Шум времени, или Быль и небыль. Философическая проза и эссе
Шрифт:
Получила поздравительную телеграмму от генетиков. Обижаюсь на Риту: я к ней приходила, а она не идет. Ведь и есть с кем оставить мальчика, не то, что мне: одна, она с мамой и не идет.
Я знаю, ты сейчас ликуешь по поводу рождения сына. Я тоже очень рада. Рада, что вышло по твоему желанию. Но все-таки не рада всем заботам, которых ты не видишь. Когда я с тревогой смотрю на маленькую цепляющуюся жизнь, то думаю, что ее нужно сохранить для тебя. Не столько для себя, сколько для тебя.

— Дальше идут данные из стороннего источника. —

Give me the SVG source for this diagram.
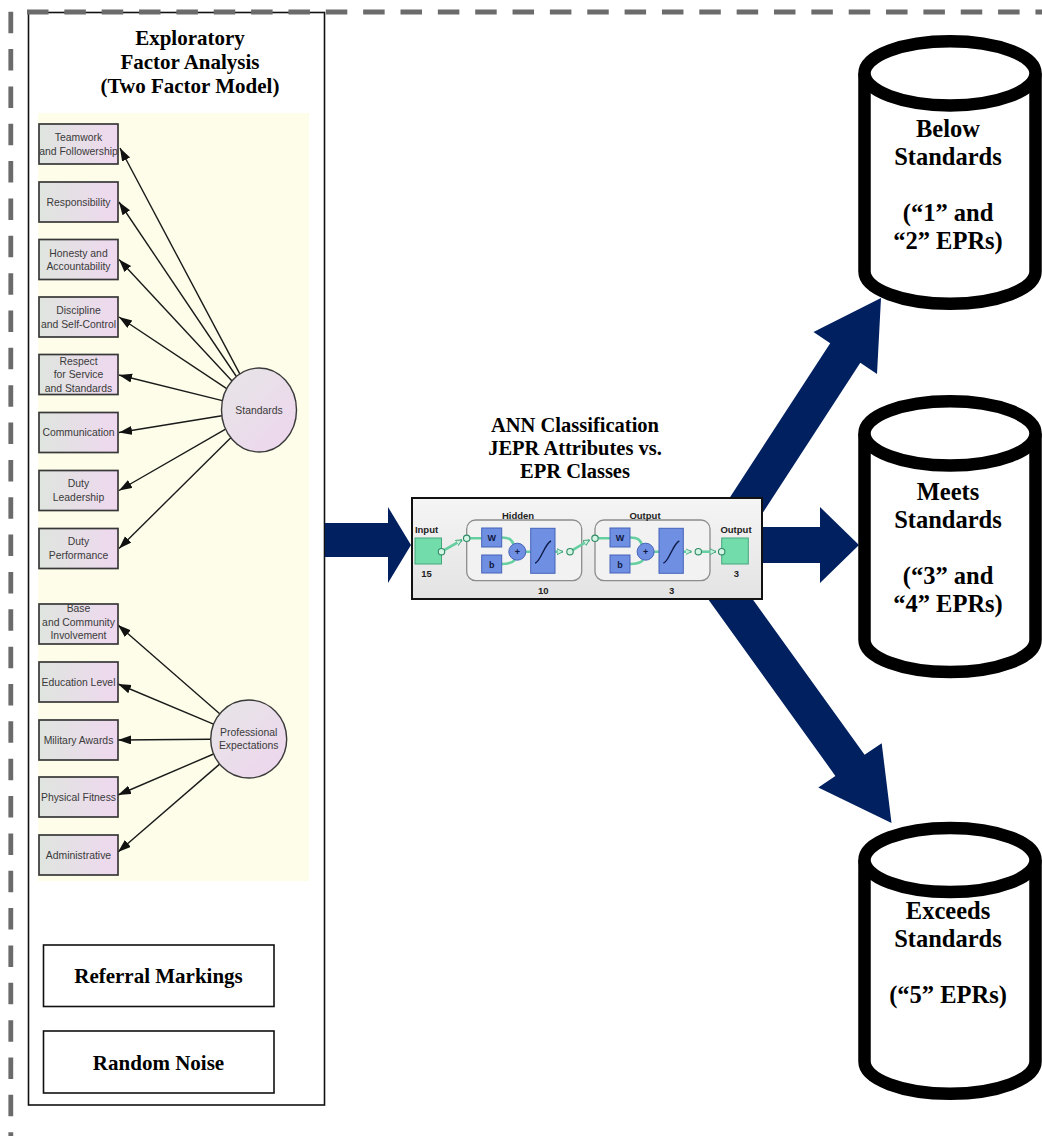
<svg xmlns="http://www.w3.org/2000/svg" width="1042" height="1136" viewBox="0 0 1042 1136">
  <defs>
    <linearGradient id="boxFill" x1="0" y1="0" x2="1" y2="0">
      <stop offset="0" stop-color="#dfe5df"/>
      <stop offset="1" stop-color="#efd8ef"/>
    </linearGradient>
    <linearGradient id="latentFill" x1="0" y1="0" x2="1" y2="1">
      <stop offset="0" stop-color="#e6e6e6"/>
      <stop offset="1" stop-color="#eed5ee"/>
    </linearGradient>
    <linearGradient id="annBg" x1="0" y1="0" x2="0" y2="1">
      <stop offset="0" stop-color="#f5f5f5"/>
      <stop offset="1" stop-color="#e3e3e3"/>
    </linearGradient>
    <marker id="semHead" markerUnits="userSpaceOnUse" markerWidth="14" markerHeight="10" refX="13" refY="4.5" orient="auto">
      <path d="M0,0 L13,4.5 L0,9 Z" fill="#111"/>
    </marker>
    <marker id="wireHead" markerUnits="userSpaceOnUse" markerWidth="8" markerHeight="8" refX="6" refY="3.5" orient="auto">
      <path d="M0,0.5 L6,3.5 L0,6.5 Z" fill="#c4f2da" stroke="#3a9a72" stroke-width="0.8"/>
    </marker>
  </defs>
  <style>
    .title { font-family: "Liberation Serif", "Times New Roman", serif; font-weight: bold; fill: #000; text-anchor: middle; }
    .obs rect { fill: url(#boxFill); stroke: #383838; stroke-width: 1.7; }
    .obs text, .lat text { font-family: "Liberation Sans", Arial, sans-serif; font-size: 10.4px; fill: #3a3a3a; text-anchor: middle; }
    .lat ellipse { fill: url(#latentFill); stroke: #3a3a3a; stroke-width: 1.4; }
    .sem { stroke: #1a1a1a; stroke-width: 1.4; fill: none; marker-end: url(#semHead); }
    .flow { fill: #002060; }
    .plain rect { fill: #fff; stroke: #111; stroke-width: 1.6; }
    .cyl path, .cyl ellipse { fill: #fff; stroke: #000; stroke-width: 12.5; }
    .cyl text { stroke: none; }
    .ann-lbl { font-family: "Liberation Sans", Arial, sans-serif; font-weight: bold; font-size: 9.5px; fill: #222; text-anchor: middle; }
    .layer { fill: #f2f2f2; stroke: #8c8c8c; stroke-width: 1.3; }
    .blk { fill: #6f8fe2; stroke: #4563b8; stroke-width: 1; }
    .wire { fill: none; stroke: #66cfa2; stroke-width: 2.6; }
    .port { fill: #d4f5e4; stroke: #2f8a64; stroke-width: 1.1; }
    .sym { font-family: "Liberation Sans", Arial, sans-serif; font-weight: bold; font-size: 9px; fill: #101840; text-anchor: middle; }
    .tf { fill: none; stroke: #0e1a48; stroke-width: 1.4; }
  </style>

  <rect width="1042" height="1136" fill="#fff"/>

  <!-- left panel frame -->
  <rect x="28.5" y="12.5" width="296" height="1092.5" fill="#fff" stroke="#111" stroke-width="1.6"/>

  <!-- dashed outer boundary -->
  <g fill="none" stroke="#6b6b6b" stroke-width="4.8" stroke-dasharray="21.5 15.85">
    <line x1="10.8" y1="11.7" x2="10.8" y2="1136"/>
    <line x1="27" y1="12" x2="1042" y2="12"/>
  </g>

  <!-- factor analysis panel -->
  <g id="efa-title">
    <text class="title" font-size="21" x="190" y="45">Exploratory</text>
    <text class="title" font-size="21" x="190" y="69">Factor Analysis</text>
    <text class="title" font-size="21" x="190" y="93">(Two Factor Model)</text>
  </g>
  <rect x="38" y="113" width="271" height="768" fill="#fdfdea"/>

  <!-- connectors -->
  <g id="connectors">
    <path class="sem" d="M239.8,373.9 L120,148"/>
    <path class="sem" d="M236.4,376.5 L119,202"/>
    <path class="sem" d="M232,380.9 L119,259.5"/>
    <path class="sem" d="M226.7,388.6 L119,317"/>
    <path class="sem" d="M222.4,400.6 L119,375"/>
    <path class="sem" d="M221.9,415.8 L119,432.5"/>
    <path class="sem" d="M225.6,429.1 L119,490.5"/>
    <path class="sem" d="M230.8,437.8 L119,548.5"/>
    <path class="sem" d="M219.7,713.7 L118,625"/>
    <path class="sem" d="M213.5,724.2 L118,684"/>
    <path class="sem" d="M210.7,739.3 L118,740"/>
    <path class="sem" d="M213.6,754 L118,795"/>
    <path class="sem" d="M219.6,764.1 L118,852"/>
    <!-- block arrows -->
    <polygon class="flow" points="325,523 388,523 388,507 411,545 388,583 388,557 325,557"/>
    <polygon class="flow" points="740,527 820,527 820,507 859,545 820,583 820,563 740,563"/>
    <polygon class="flow" points="693.9,552.7 830.2,343.2 813.5,332 881,298 877,374 860.3,362.8 724.1,572.3"/>
    <polygon class="flow" points="718.5,551.8 864.6,754.8 881.7,743.3 891.5,823 818.3,787.4 835.4,775.9 689.3,572.9"/>
  </g>

  <!-- observed indicators -->
  <g id="teamwork" class="obs"><rect x="39" y="124" width="79" height="40"/><text x="78.5" y="141">Teamwork</text><text x="78.5" y="154.5">and Followership</text></g>
  <g id="responsibility" class="obs"><rect x="39" y="182" width="79" height="40"/><text x="78.5" y="205.5">Responsibility</text></g>
  <g id="honesty" class="obs"><rect x="39" y="239.5" width="79" height="40"/><text x="78.5" y="256.5">Honesty and</text><text x="78.5" y="270">Accountability</text></g>
  <g id="discipline" class="obs"><rect x="39" y="297" width="79" height="40"/><text x="78.5" y="314">Discipline</text><text x="78.5" y="327.5">and Self-Control</text></g>
  <g id="respect" class="obs"><rect x="39" y="354.5" width="79" height="40"/><text x="78.5" y="364.5">Respect</text><text x="78.5" y="378">for Service</text><text x="78.5" y="391.5">and Standards</text></g>
  <g id="communication" class="obs"><rect x="39" y="412.5" width="79" height="40"/><text x="78.5" y="436">Communication</text></g>
  <g id="duty-leadership" class="obs"><rect x="39" y="470.5" width="79" height="40"/><text x="78.5" y="487">Duty</text><text x="78.5" y="500.5">Leadership</text></g>
  <g id="duty-performance" class="obs"><rect x="39" y="528.5" width="79" height="40"/><text x="78.5" y="545">Duty</text><text x="78.5" y="558.5">Performance</text></g>
  <g id="community" class="obs"><rect x="39" y="604" width="79" height="40"/><text x="78.5" y="612">Base</text><text x="78.5" y="625.5">and Community</text><text x="78.5" y="639">Involvement</text></g>
  <g id="education" class="obs"><rect x="39" y="662" width="79" height="40"/><text x="78.5" y="685.5">Education Level</text></g>
  <g id="awards" class="obs"><rect x="39" y="720" width="79" height="40"/><text x="78.5" y="743.5">Military Awards</text></g>
  <g id="fitness" class="obs"><rect x="39" y="777" width="79" height="40"/><text x="78.5" y="800.5">Physical Fitness</text></g>
  <g id="administrative" class="obs"><rect x="39" y="835" width="79" height="40"/><text x="78.5" y="858.5">Administrative</text></g>

  <!-- latent factors -->
  <g id="standards" class="lat"><ellipse cx="259" cy="410" rx="37.5" ry="42"/><text x="259" y="414" font-size="11.5">Standards</text></g>
  <g id="professional" class="lat"><ellipse cx="248.7" cy="739" rx="38" ry="39"/><text x="248.7" y="736">Professional</text><text x="248.7" y="749">Expectations</text></g>

  <!-- other inputs -->
  <g id="referral" class="plain"><rect x="43.5" y="945" width="230.5" height="61.5"/><text class="title" font-size="21" x="158.5" y="983">Referral Markings</text></g>
  <g id="noise" class="plain"><rect x="43.5" y="1031" width="230.5" height="62"/><text class="title" font-size="21" x="158.5" y="1070">Random Noise</text></g>

  <!-- neural network classifier -->
  <g id="ann">
    <text class="title" font-size="20.5" x="575" y="432">ANN Classification</text>
    <text class="title" font-size="20.5" x="575" y="455">JEPR Attributes vs.</text>
    <text class="title" font-size="20.5" x="575" y="478">EPR Classes</text>
    <rect x="412" y="498" width="350" height="101" fill="url(#annBg)" stroke="#111" stroke-width="2"/>

    <text class="ann-lbl" x="426.5" y="533">Input</text>
    <rect x="415" y="538" width="26.5" height="26" fill="#72dcaa" stroke="#46a77e" stroke-width="1"/>
    <text class="ann-lbl" x="426.5" y="577">15</text>

    <rect class="layer" x="466.7" y="520" width="115" height="60.7" rx="9"/>
    <text class="ann-lbl" x="518" y="518.5">Hidden</text>
    <text class="ann-lbl" x="543.3" y="593.5">10</text>

    <rect class="layer" x="595" y="520" width="115" height="60.7" rx="9"/>
    <text class="ann-lbl" x="645" y="518.5">Output</text>
    <text class="ann-lbl" x="671.7" y="593.5">3</text>

    <text class="ann-lbl" x="736" y="533">Output</text>
    <rect x="721.7" y="538" width="26.6" height="26" fill="#72dcaa" stroke="#46a77e" stroke-width="1"/>
    <text class="ann-lbl" x="736.5" y="577">3</text>

    <!-- wiring -->
    <path class="wire" d="M441.5,551.7 L462,540" marker-end="url(#wireHead)"/>
    <path class="wire" d="M466.7,538.3 H481.7 M501.7,537.5 C510,537.5 512,540 513.5,544.5 M501.7,564 C510,564 513,562 515,559.8 M525.8,551.7 H530.7"/>
    <path class="wire" d="M555,551.7 H563" marker-end="url(#wireHead)"/>
    <path class="wire" d="M570,551.7 L589.5,540" marker-end="url(#wireHead)"/>
    <path class="wire" d="M595,538.3 H610 M630,537.5 C638.3,537.5 640.3,540 641.8,544.5 M630,564 C638.3,564 641.3,562 643.3,559.8 M654.1,551.7 H659"/>
    <path class="wire" d="M683.3,551.7 H691.5" marker-end="url(#wireHead)"/>
    <path class="wire" d="M698.3,551.7 H716" marker-end="url(#wireHead)"/>

    <!-- hidden layer blocks -->
    <rect class="blk" x="481.7" y="528" width="20" height="19"/>
    <text class="sym" x="491.7" y="541">W</text>
    <rect class="blk" x="481.7" y="555" width="20" height="18"/>
    <text class="sym" x="491.7" y="567.5">b</text>
    <circle class="blk" cx="517.3" cy="551.7" r="8.5"/>
    <text class="sym" x="517.3" y="554.5" font-size="8">+</text>
    <rect class="blk" x="530.7" y="528.3" width="24.3" height="45"/>
    <path class="tf" d="M535,563 C540,563 545,543 551,541"/>

    <!-- output layer blocks -->
    <rect class="blk" x="610" y="528" width="20" height="19"/>
    <text class="sym" x="620" y="541">W</text>
    <rect class="blk" x="610" y="555" width="20" height="18"/>
    <text class="sym" x="620" y="567.5">b</text>
    <circle class="blk" cx="645.6" cy="551.7" r="8.5"/>
    <text class="sym" x="645.6" y="554.5" font-size="8">+</text>
    <rect class="blk" x="659" y="528.3" width="24.3" height="45"/>
    <path class="tf" d="M663.3,563 C668.3,563 673.3,543 679.3,541"/>

    <!-- ports -->
    <circle class="port" cx="441.5" cy="551.7" r="3.2"/>
    <circle class="port" cx="466.7" cy="538.3" r="3.2"/>
    <circle class="port" cx="570" cy="551.7" r="3.2"/>
    <circle class="port" cx="595" cy="538.3" r="3.2"/>
    <circle class="port" cx="698.3" cy="551.7" r="3.2"/>
    <circle class="port" cx="721.7" cy="551.7" r="3.2"/>
  </g>

  <!-- output classes -->
  <g id="below" class="cyl">
    <path d="M864.5,73.3 V271.6 A85.5,32.1 0 0 0 1035.5,271.6 V73.3"/>
    <ellipse cx="950" cy="73.3" rx="85.5" ry="32.1"/>
    <text class="title" font-size="24.5" x="948" y="137">Below</text>
    <text class="title" font-size="24.5" x="948" y="165">Standards</text>
    <text class="title" font-size="24.5" x="948" y="221">(“1” and</text>
    <text class="title" font-size="24.5" x="948" y="249">“2” EPRs)</text>
  </g>
  <g id="meets" class="cyl">
    <path d="M864.5,433.4 V640 A85.5,32.1 0 0 0 1035.5,640 V433.4"/>
    <ellipse cx="950" cy="433.4" rx="85.5" ry="32.1"/>
    <text class="title" font-size="24.5" x="948" y="500">Meets</text>
    <text class="title" font-size="24.5" x="948" y="528">Standards</text>
    <text class="title" font-size="24.5" x="948" y="584">(“3” and</text>
    <text class="title" font-size="24.5" x="948" y="612">“4” EPRs)</text>
  </g>
  <g id="exceeds" class="cyl">
    <path d="M864.5,860 V1061.6 A85.5,32.1 0 0 0 1035.5,1061.6 V860"/>
    <ellipse cx="950" cy="860" rx="85.5" ry="32.1"/>
    <text class="title" font-size="24.5" x="948" y="919">Exceeds</text>
    <text class="title" font-size="24.5" x="948" y="947">Standards</text>
    <text class="title" font-size="24.5" x="948" y="1003">(“5” EPRs)</text>
  </g>
</svg>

Конечно, я очень хочу быть около тебя, чувствовать твою поддержку и заботу, видеть, как ты заботишься о сыне, вместе радоваться первому лепету ребенка, вместе радоваться его улыбкам и тревожиться его недомоганиям. Все пополам и все легче. А то и тебе трудно без нас, и мне без тебя тяжко.
Об
Дядя Гриша Чухрай был, наверно, самым близким другом отца по школе и по жизни. «Иринка» – его молодая жена, с ней он прожил всю жизнь. Во время войны он был десантником. Смешно сказать, но в 1943 Чухрай попал вдруг в Челябинск. Там они неожиданно встретились. Война как разводила людей, так и сводила. У меня сохранилась открытка от Чухрая папе.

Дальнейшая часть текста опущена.